WHAT THE TASK REQUIRES: Write the listing below out again exactly, dropping the images.
═════ DATA
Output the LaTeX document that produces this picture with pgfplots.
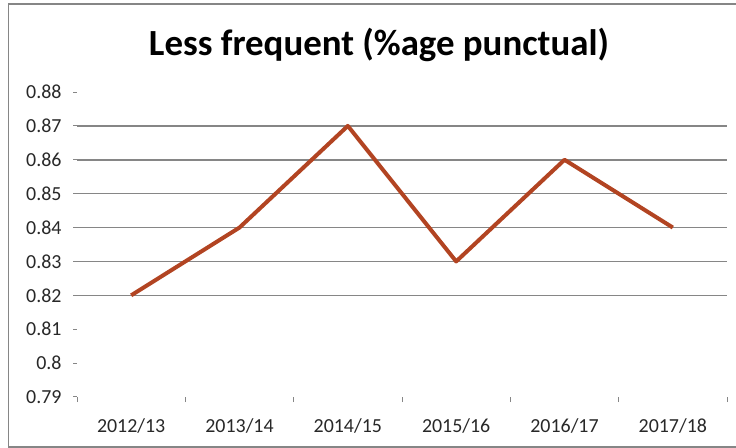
\documentclass[border=0pt]{standalone}
\usepackage{pgfplots}
\pgfplotsset{compat=1.18}
\usepackage{fontspec}
\setmainfont{Carlito}
\definecolor{linec}{RGB}{178,68,34}
\definecolor{gridc}{RGB}{134,134,134}
\definecolor{tickc}{RGB}{40,40,40}
\begin{document}
\begin{tikzpicture}
\useasboundingbox (0bp,0bp) rectangle (736bp,448bp);
\draw[gridc, line width=1.5bp] (736bp,444bp) -- (8.5bp,444bp) -- (8.5bp,1bp) -- (736bp,1bp);
\node[font=\fontsize{37}{42}\selectfont\bfseries, text=black] at (379bp,403bp) {Less frequent (\%age punctual)};
\begin{axis}[
  at={(77bp,51bp)}, anchor=south west,
  scale only axis, width=650bp, height=305bp,
  xmin=-0.5, xmax=5.5, ymin=0.79, ymax=0.88,
  axis line style={draw=none},
  xtick pos=bottom, ytick pos=left,
  xtick={0,...,5},
  xticklabels={2012/13,2013/14,2014/15,2015/16,2016/17,2017/18},
  minor xtick={-0.5,0.5,...,5.5},
  ytick={0.79,0.8,...,0.885},
  yticklabels={0.79,0.8,0.81,0.82,0.83,0.84,0.85,0.86,0.87,0.88},
  extra y ticks={0.82,0.83,0.84,0.85,0.86,0.87},
  extra y tick labels={},
  extra y tick style={grid=major, major grid style={gridc, line width=1.5bp}},
  tick align=outside,
  major tick length=4bp, minor tick length=5bp,
  x tick style={draw=none},
  minor x tick style={draw=gridc, line width=1bp},
  y tick style={draw=gridc, line width=1bp},
  xticklabel style={font=\fontsize{20}{22}\selectfont, text=tickc, yshift=-14bp},
  yticklabel style={font=\fontsize{20}{22}\selectfont, text=tickc, xshift=-8bp},
  /pgf/number format/assume math mode=true,
  clip=false,
]
\addplot[linec, line width=4bp, line join=round] coordinates {
  (0,0.82) (1,0.84) (2,0.87) (3,0.83) (4,0.86) (5,0.84)
};
\end{axis}
\end{tikzpicture}
\end{document}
══════════
WRITTEN RESPONSE:
Output the LaTeX document that produces this picture with pgfplots.
\documentclass[border=0pt]{standalone}
\usepackage{pgfplots}
\pgfplotsset{compat=1.18}
\usepackage{fontspec}
\setmainfont{Carlito}
\definecolor{linec}{RGB}{178,68,34}
\definecolor{gridc}{RGB}{134,134,134}
\definecolor{tickc}{RGB}{40,40,40}
\begin{document}
\begin{tikzpicture}
\useasboundingbox (0bp,0bp) rectangle (736bp,448bp);
\draw[gridc, line width=1.5bp] (736bp,444bp) -- (8.5bp,444bp) -- (8.5bp,1bp) -- (736bp,1bp);
\node[font=\fontsize{37}{42}\selectfont\bfseries, text=black] at (379bp,403bp) {Less frequent (\%age punctual)};
\begin{axis}[
  at={(77bp,51bp)}, anchor=south west,
  scale only axis, width=650bp, height=305bp,
  xmin=-0.5, xmax=5.5, ymin=0.79, ymax=0.88,
  axis line style={draw=none},
  xtick pos=bottom, ytick pos=left,
  xtick={0,...,5},
  xticklabels={2012/13,2013/14,2014/15,2015/16,2016/17,2017/18},
  minor xtick={-0.5,0.5,...,5.5},
  ytick={0.79,0.8,...,0.885},
  yticklabels={0.79,0.8,0.81,0.82,0.83,0.84,0.85,0.86,0.87,0.88},
  extra y ticks={0.82,0.83,0.84,0.85,0.86,0.87},
  extra y tick labels={},
  extra y tick style={grid=major, major grid style={gridc, line width=1.5bp}},
  tick align=outside,
  major tick length=4bp, minor tick length=5bp,
  x tick style={draw=none},
  minor x tick style={draw=gridc, line width=1bp},
  y tick style={draw=gridc, line width=1bp},
  xticklabel style={font=\fontsize{20}{22}\selectfont, text=tickc, yshift=-14bp},
  yticklabel style={font=\fontsize{20}{22}\selectfont, text=tickc, xshift=-8bp},
  /pgf/number format/assume math mode=true,
  clip=false,
]
\addplot[linec, line width=4bp, line join=round] coordinates {
  (0,0.82) (1,0.84) (2,0.87) (3,0.83) (4,0.86) (5,0.84)
};
\end{axis}
\end{tikzpicture}
\end{document}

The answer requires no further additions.